Borden developed over
the next few years into a prosperous place on the map of
Fresno County and attracted a
large number of Chinese, many of whom had helped
lay the Southern Pacific tracks in
1872. Within a short time a "Chinatown" developed
in Borden, the first such
community in the San Joaquin Valley between the Chowchilla
and San Joaquin Rivers. It
lay on the west side of the tracks on what is now the
intersection of Avenue 12 and
Highway 99.
The mortality rate
was high among the Chinese, so a small cemetery was early
established at the southwest
corner of Section 32, Township 11, and South
Range 18. The dimensions
were 150 by 250 feet.
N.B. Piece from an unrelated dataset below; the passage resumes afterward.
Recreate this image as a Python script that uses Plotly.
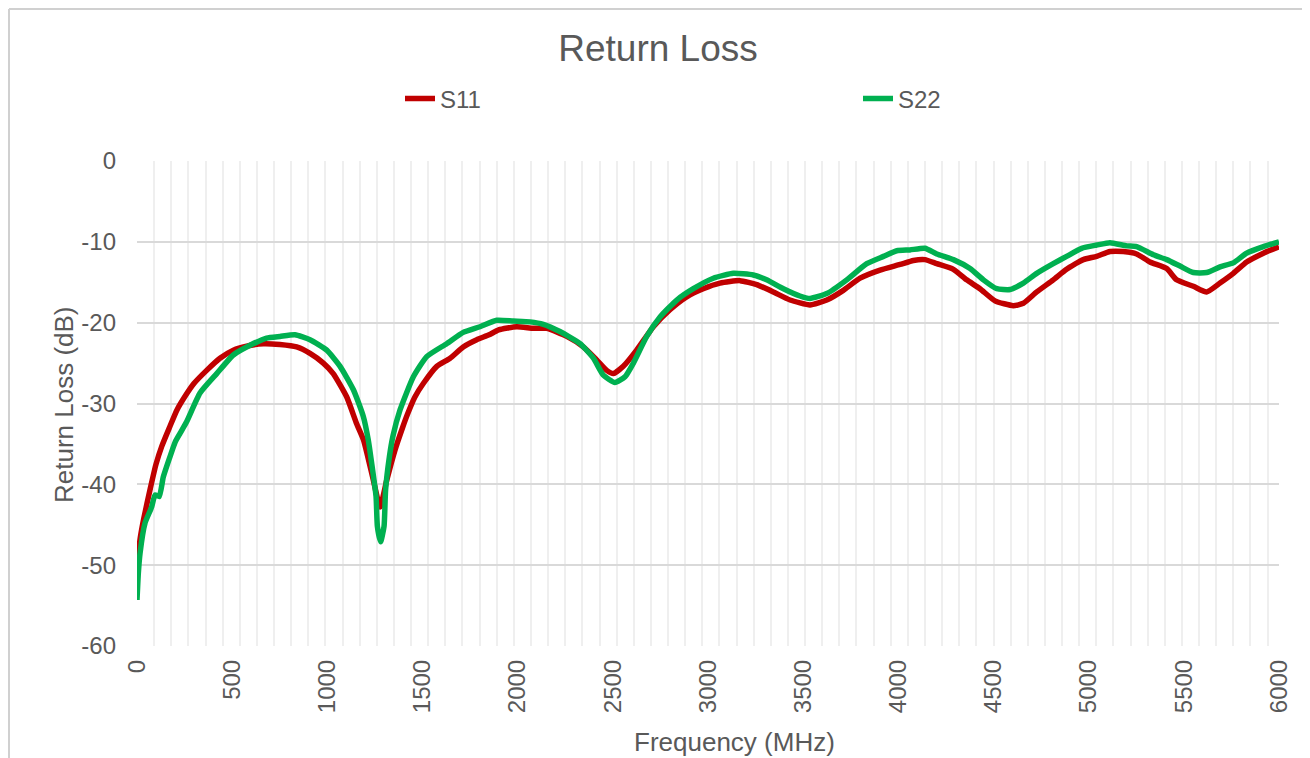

In this plot, the Chinese
laid their departed loved ones to
temporary rest.
The California Lumber
Company laid a 54-mile flume to transport logs. Instead
of ending at Borden, a site was
chosen closer to the Fresno River which became
the town of Madera.
Borden went into a decline.
Not all of the residents of
Chinatown moved to Madera because of the lumber
business. Yee Chung moved to
Madera from Borden to farm. He planted most
of the peach, apricot, and plum orchards
sourthwest of town. Many people in
Madera would come and cut fruit for Yee
Chung, most of them camping out in
the orchards instead of travelling back
and forth to town. Besides having an orchard,
Yee Chung also ran the store at the
Adobe Ranch, which was owned by Brooke Morgan.